If you divide the xcum, we have generated thus far by cumsum(1:numbet) over each row in this manner:
xcum <- xcum/matrix(rep(cumsum(1:numbet), each=numtri), ncol = numbet)
this will be identical to the xcum matrix that comes out of the for-loop (if you generate it with the same seed). However I don't quite understand the reason for this division by Andrie as this is not necessary to generate the graph you require. However, I suppose it has something to do with the frequency values you talked about in an earlier post on math.stackexchange
Now on to why you have difficulties obtaining the graph I had attached (with n+1 bins):
For a binomial distribution with n=1:32 trials, 5/6 as probability of tails (failures) and 1/6 as the probability of heads (successes), the probability of k heads is given by:
nCk * (5/6)^(k-1) * (1/6)^k # where nCk is n choose k
For the test data we've generated, for n=7 and n=8 (trials), the probability of k=0:7 and k=0:8 heads are given by:
# n=7
0 1 2 3 4 5
.278 .394 .233 .077 .016 .002
# n=8
0 1 2 3 4 5
.229 .375 .254 .111 .025 .006
Why are they both having 6 bins and not 8 and 9 bins? Of course this has to do with the value of numtri=1000. Let's see what's the probabilities of each of these 8 and 9 bins by generating probabilities directly from the binomial distribution using dbinom to understand why this happens.
# n = 7
dbinom(7:0, 7, prob=5/6)
# output rounded to 3 decimal places
[1] 0.279 0.391 0.234 0.078 0.016 0.002 0.000 0.000
# n = 8
dbinom(8:0, 8, prob=5/6)
# output rounded to 3 decimal places
[1] 0.233 0.372 0.260 0.104 0.026 0.004 0.000 0.000 0.000
You see that the probabilities corresponding to k=6,7 and k=6,7,8 corresponding to n=7 and n=8 are ~ 0. They are very low in values. The minimum value here is 5.8 * 1e-7 actually (n=8, k=8). This means that you have a chance of getting 1 value if you simulated for 1/5.8 * 1e7 times. If you check the same for n=32 and k=32, the value is 1.256493 * 1e-25. So, you'll have to simulate that many values to get at least 1 result where all 32 outcomes are head for n=32.

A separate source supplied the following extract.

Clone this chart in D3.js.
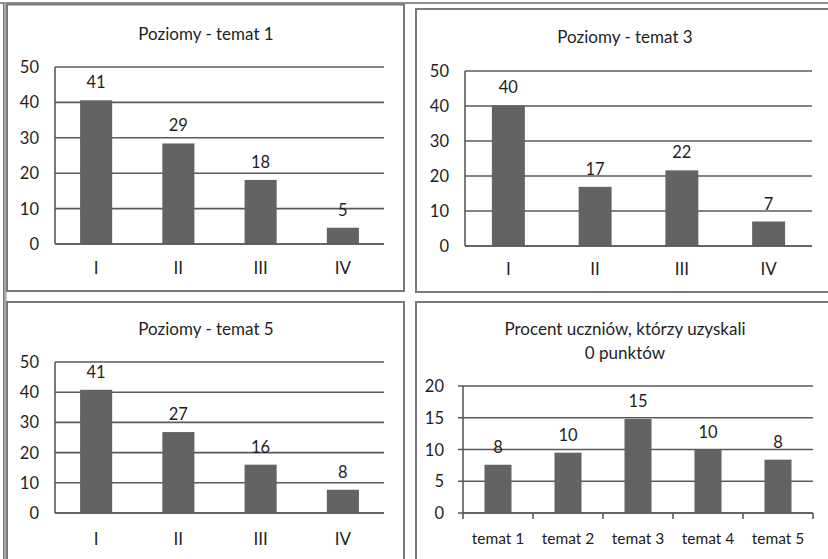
<!DOCTYPE html>
<html>
<head>
<meta charset="utf-8">
<script src="https://cdn.jsdelivr.net/npm/d3@7/dist/d3.min.js"></script>
<style>
  html, body { margin: 0; padding: 0; background: #fff; }
  svg { display: block; }
  text { font-family: Lato, "Open Sans", sans-serif; fill: #1e1e1e; }
</style>
</head>
<body>
<svg id="chart" width="828" height="559"></svg>
<script>
// ---- data ----
const levelCategories = ["I", "II", "III", "IV"];
const temat1Values = [40.6, 28.4, 18.1, 4.6];
const temat1Labels = ["41", "29", "18", "5"];
const temat3Values = [40.2, 16.9, 21.6, 7.0];
const temat3Labels = ["40", "17", "22", "7"];
const temat5Values = [40.8, 26.8, 16.0, 7.7];
const temat5Labels = ["41", "27", "16", "8"];
const topicCategories = ["temat 1", "temat 2", "temat 3", "temat 4", "temat 5"];
const zeroPointValues = [7.6, 9.5, 14.8, 10.0, 8.4];
const zeroPointLabels = ["8", "10", "15", "10", "8"];
const levelTicks = [0, 10, 20, 30, 40, 50];
const zeroTicks = [0, 5, 10, 15, 20];
const titles = ["Poziomy - temat 1", "Poziomy - temat 3", "Poziomy - temat 5",
                "Procent uczniów, którzy uzyskali", "0 punktów"];

const svg = d3.select("#chart");
const gridColor = "#5a5a5a";
const barColor = "#636363";
const frameColor = "#7a7a7a";

// page-level lines
svg.append("line").attr("x1", 0).attr("x2", 828).attr("y1", 3).attr("y2", 3)
  .attr("stroke", "#6a6a6a").attr("stroke-width", 1.5);
svg.append("line").attr("x1", 5).attr("x2", 5).attr("y1", 3).attr("y2", 559)
  .attr("stroke", "#a8a8a8").attr("stroke-width", 3);
svg.append("line").attr("x1", 3.5).attr("x2", 3.5).attr("y1", 3).attr("y2", 559)
  .attr("stroke", "#777").attr("stroke-width", 1);

function frame(x0, y0, x1, y1) {
  svg.append("rect").attr("x", x0).attr("y", y0)
    .attr("width", x1 - x0).attr("height", y1 - y0)
    .attr("fill", "none").attr("stroke", frameColor).attr("stroke-width", 2);
}
frame(7, 4.5, 404, 291);
frame(416, 9, 832, 292);
frame(7, 302, 404, 562);
frame(416, 302, 832, 562);

function panel(cfg) {
  const g = svg.append("g");
  const x = d3.scaleBand().domain(cfg.categories)
    .range([cfg.left, cfg.right])
    .paddingInner(cfg.pad).paddingOuter(cfg.pad / 2);
  const y = d3.scaleLinear().domain([0, cfg.max]).range([cfg.zeroY, cfg.topY]);

  // title
  cfg.title.forEach((t, i) => {
    g.append("text").attr("x", cfg.titleX).attr("y", cfg.titleY + i * 24)
      .attr("text-anchor", "middle").attr("dominant-baseline", "central")
      .attr("font-size", 17).text(t);
  });

  // gridlines
  g.selectAll(".grid").data(cfg.ticks).enter().append("line")
    .attr("x1", cfg.left - (cfg.tickOut ? 5 : 0)).attr("x2", cfg.right)
    .attr("y1", d => y(d)).attr("y2", d => y(d))
    .attr("stroke", gridColor).attr("stroke-width", 1.6);

  // y axis line
  g.append("line").attr("x1", cfg.left).attr("x2", cfg.left)
    .attr("y1", y(cfg.max)).attr("y2", y(0))
    .attr("stroke", gridColor).attr("stroke-width", 1.6);

  // y tick labels
  g.selectAll(".ylab").data(cfg.ticks).enter().append("text")
    .attr("x", cfg.left - cfg.yLabGap).attr("y", d => y(d))
    .attr("text-anchor", "end").attr("dominant-baseline", "central")
    .attr("font-size", 16.5).text(d => d);

  // bars
  g.selectAll(".bar").data(cfg.values).enter().append("rect")
    .attr("x", (d, i) => x(cfg.categories[i]))
    .attr("width", x.bandwidth())
    .attr("y", d => y(d)).attr("height", d => y(0) - y(d))
    .attr("fill", barColor);

  // x axis line on top of bars
  g.append("line").attr("x1", cfg.left).attr("x2", cfg.right)
    .attr("y1", y(0)).attr("y2", y(0))
    .attr("stroke", gridColor).attr("stroke-width", 1.6);

  if (cfg.tickOut) {
    const edges = cfg.categories.map(c => x(c) - x.step() * cfg.pad / 2).concat([cfg.right]);
    g.selectAll(".xtick").data(edges).enter().append("line")
      .attr("x1", d => d).attr("x2", d => d)
      .attr("y1", y(0)).attr("y2", y(0) + 6)
      .attr("stroke", gridColor).attr("stroke-width", 1.6);
  }

  // data labels
  g.selectAll(".dlab").data(cfg.values).enter().append("text")
    .attr("x", (d, i) => x(cfg.categories[i]) + x.bandwidth() / 2)
    .attr("y", d => y(d) - 12)
    .attr("text-anchor", "middle")
    .attr("font-size", 16.5).text((d, i) => cfg.labels[i]);

  // x labels
  g.selectAll(".xlab").data(cfg.categories).enter().append("text")
    .attr("x", d => x(d) + x.bandwidth() / 2).attr("y", cfg.xLabY)
    .attr("text-anchor", "middle").attr("dominant-baseline", "central")
    .attr("font-size", cfg.xLabSize).text(d => d);
}

panel({categories: levelCategories, values: temat1Values, labels: temat1Labels,
  ticks: levelTicks, max: 50, left: 55, right: 384, zeroY: 244, topY: 67, pad: 0.61,
  title: [titles[0]], titleX: 206, titleY: 33, xLabY: 267, yLabGap: 16, xLabSize: 17});
panel({categories: levelCategories, values: temat3Values, labels: temat3Labels,
  ticks: levelTicks, max: 50, left: 465, right: 812, zeroY: 246, topY: 71, pad: 0.62,
  title: [titles[1]], titleX: 625, titleY: 36, xLabY: 268, yLabGap: 16, xLabSize: 17});
panel({categories: levelCategories, values: temat5Values, labels: temat5Labels,
  ticks: levelTicks, max: 50, left: 55, right: 384, zeroY: 513, topY: 362, pad: 0.61,
  title: [titles[2]], titleX: 206, titleY: 328, xLabY: 538, yLabGap: 16, xLabSize: 17});
panel({categories: topicCategories, values: zeroPointValues, labels: zeroPointLabels,
  ticks: zeroTicks, max: 20, left: 463, right: 813, zeroY: 513, topY: 386, pad: 0.614,
  title: [titles[3], titles[4]], titleX: 625, titleY: 328, xLabY: 538, yLabGap: 19, xLabSize: 15.5, tickOut: true});
</script>
</body>
</html>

This is why your results were not having values for certain bins because the probability of having it is very low for the given numtri. And for the same reason, generating the probabilities directly from the binomial distribution overcomes this problem/limitation.
I hope I've managed to write with enough clarity for you to follow. Let me know if you've trouble going through.
Edit 2:
When I simulated the code I've just edited above with numtri=1e6, I get this for n=7 and n=8 and count the number of heads for k=0:7 and k=0:8:
# n = 7
0 1 2 3 4 5 6 7
279347 391386 233771 77698 15763 1915 117 3
# n = 8
0 1 2 3 4 5 6 7 8
232835 372466 259856 104116 26041 4271 392 22 1
Note that, there are k=6 and k=7 now for n=7 and n=8. Also, for n=8, you have a value of 1 for k=8. With increasing numtri you'll obtain more of the other missing bins. But it'll require a huge amount of time/memory (if at all).